The legislation surrounding the NBN that was entered into parliament in 2011 passed through the House of Representatives because the former prime minister said that the independent MPs and the Greens "understood broadband", but Gillard admitted that it took some negotiation with South Australian Independent Senator Nick Xenophon to get the legislation through the Senate.

Gillard said that when Xenophon called for the release of the NBN business case, it was resisted by Conroy because of the document's complexity and commercial sensitives, and she said he "believed it would be used by the opposition to create mischief".

Gillard admitted that the rollout schedule slipped due to difficulty in getting access to Telstra's pits and pipes for the fibre network, and recruiting appropriately-skilled construction contractors, as well as the delays in 2013 due to concern about asbestos in the Telstra pits.

The former prime minister said that while there were lessons to be learned from the problems in the initial stages of the NBN rollout, she said that this was not a reason to view the whole project as flawed.

"Outside of government, it is accepted wisdom that projects, big and small, encounter problems," she said.

"For established government programs, implementation issues are not reported as making the whole program a bad idea... But for new, visionary projects, any problems with implementation are used to besmirch the merits of the whole project.

"The NBN was condemned by some because, really quite unsurprisingly, Australia's biggest ever public construction project faced hurdles."

Gillard said that governments needed to learn to balance between vision and accountability.

"One hundred percent risk-adverse politicians will never deliver our country the leadership it needs," she said.

"The NBN vision is absolutely right for our nation.
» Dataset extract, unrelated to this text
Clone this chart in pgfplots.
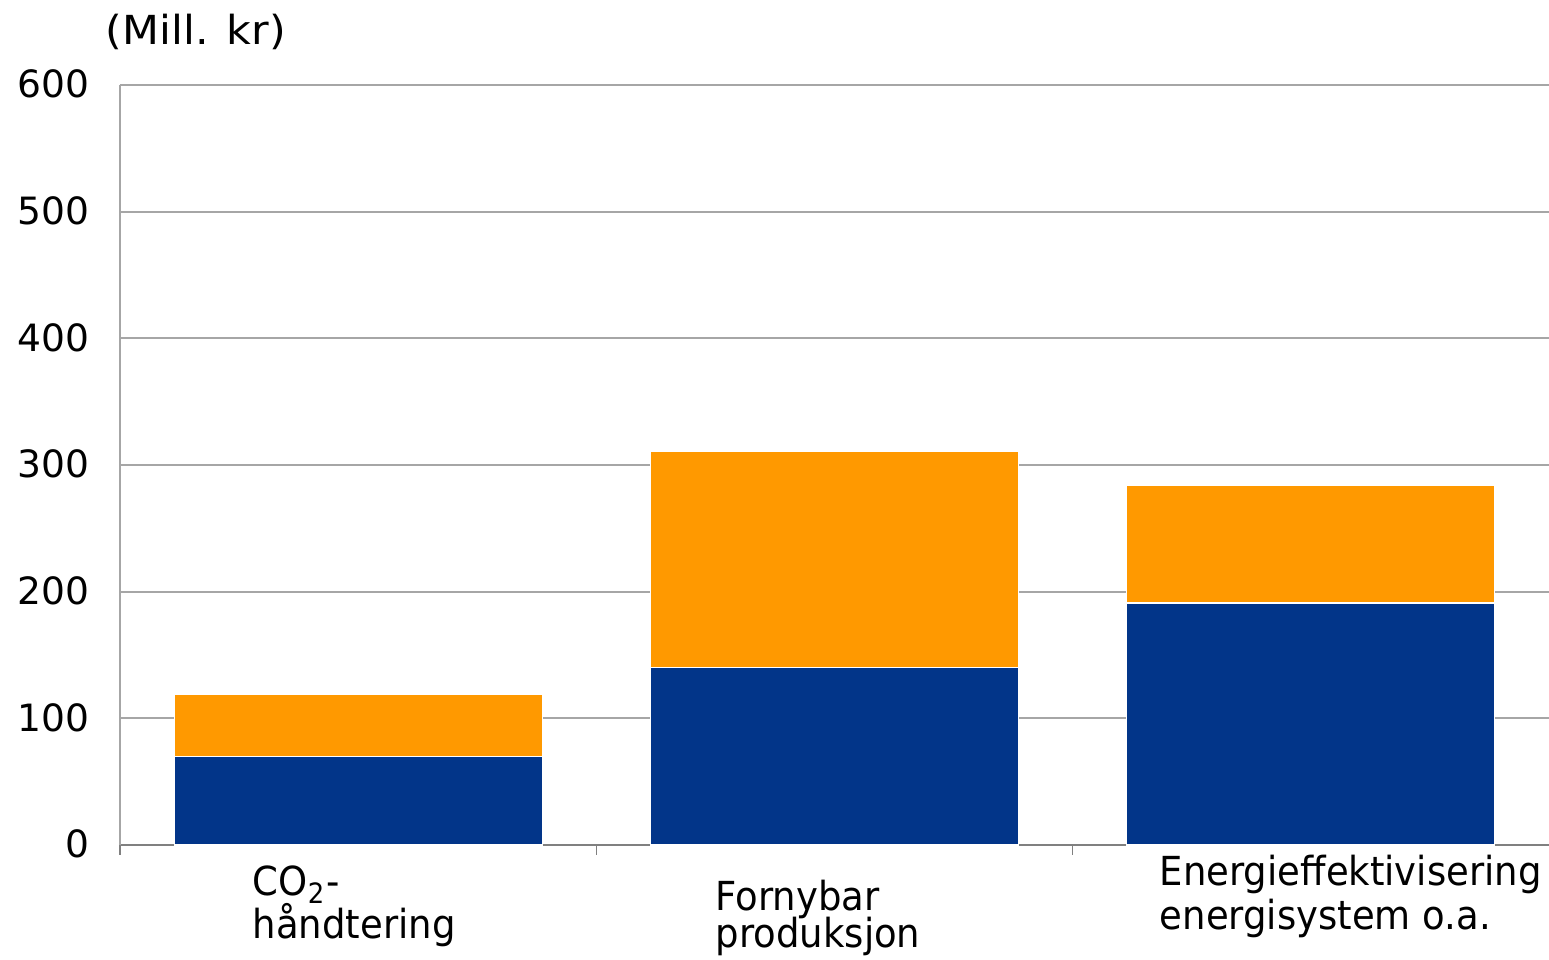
\documentclass[border=0pt]{standalone}
\usepackage{fontspec}
\setmainfont{DejaVu Sans}
\usepackage{graphicx}
\usepackage{pgfplots}
\pgfplotsset{compat=1.18}

\definecolor{barblue}{RGB}{2,53,137}
\definecolor{barorange}{RGB}{255,153,0}
\definecolor{gridgray}{RGB}{166,166,166}
\definecolor{axisgray}{RGB}{128,128,128}

% narrower setting for the category labels
\newcommand\cat[1]{\scalebox{0.925}[1]{#1}}

\begin{document}
\begin{tikzpicture}
\useasboundingbox (-30pt,-28.75pt) rectangle (357.25pt,211.25pt);
\begin{axis}[
  at={(0,0)}, anchor=south west,
  scale only axis,
  width=357.25pt, height=190pt,
  ybar stacked,
  bar width=92pt,
  xmin=-0.5, xmax=2.5,
  ymin=0, ymax=600,
  ytick={0,100,...,600},
  xtick={-0.5,0.5,1.5},
  xticklabels={},
  axis x line=bottom,
  axis y line=left,
  axis line style={-, line width=0.5pt},
  x axis line style={axisgray},
  y axis line style={gridgray},
  ymajorgrids,
  grid style={gridgray, line width=0.5pt},
  tick align=outside,
  major tick length=2.5pt,
  xtick style={axisgray, line width=0.4pt},
  ytick style={draw=none},
  /pgf/number format/assume math mode=true,
  yticklabel style={font=\fontsize{9.4}{11}\selectfont, inner sep=0pt, anchor=east, xshift=-5pt, yshift=0.2pt},
  clip=false,
]
\addplot[fill=barblue, draw=white, line width=0.3pt] coordinates {(0,70) (1,140) (2,191)};
\addplot[fill=barorange, draw=white, line width=0.3pt] coordinates {(0,49) (1,171) (2,93)};

% category labels under the bars
\begingroup
\fontsize{9.3}{11}\selectfont
\node[anchor=base west, inner sep=0pt] at ([xshift=33pt,yshift=-12.75pt]rel axis cs:0,0) {\cat{CO$_{\mathrm{2}}$-}};
\node[anchor=base west, inner sep=0pt] at ([xshift=33pt,yshift=-23.5pt]rel axis cs:0,0) {\cat{håndtering}};
\node[anchor=base west, inner sep=0pt] at ([xshift=148.75pt,yshift=-16.5pt]rel axis cs:0,0) {\cat{Fornybar}};
\node[anchor=base west, inner sep=0pt] at ([xshift=148.75pt,yshift=-25.75pt]rel axis cs:0,0) {\cat{produksjon}};
\node[anchor=base west, inner sep=0pt] at ([xshift=259.75pt,yshift=-10.25pt]rel axis cs:0,0) {\cat{Energieffektivisering}};
\node[anchor=base west, inner sep=0pt] at ([xshift=259.75pt,yshift=-21.25pt]rel axis cs:0,0) {\cat{energisystem o.a.}};
\node[anchor=base west, inner sep=0pt] at ([xshift=-3.75pt,yshift=200pt]rel axis cs:0,0) {\scalebox{1.07}[1]{(Mill. kr)}};
\endgroup
\end{axis}
\end{tikzpicture}
\end{document}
Australia should not be left behind networked nations like the Republic of Korea. Country Australians should not be left behind their city cousins. Poorer Australians should not be left in a digital wasteland while richer Australians are fibred up for digital plenty."

Gillard was ousted from the leadership of the Labor party by Rudd in 2013, who then went on to election defeat in September 2013. Since the election, new Communications Minister Malcolm Turnbull has commissioned no less than six reviews into broadband policy and the decisions taken by the former government around the National Broadband Network.

The NBN is now tasked with rolling out a "multi-technology mix" model of broadband that will include fibre to the node, fibre to the basement and HFC in addition to the fibre to the premises in an attempt to cut down the cost and time taken to complete the network. Turnbull has admitted that while he believes his approach is more risk adverse, it is not completely without risk.

"I would say we have mitigated risk, the risk in the project is much less than it would have been under the previous approach, but it is still there. It is still a very, very big project and you cannot eliminate risk."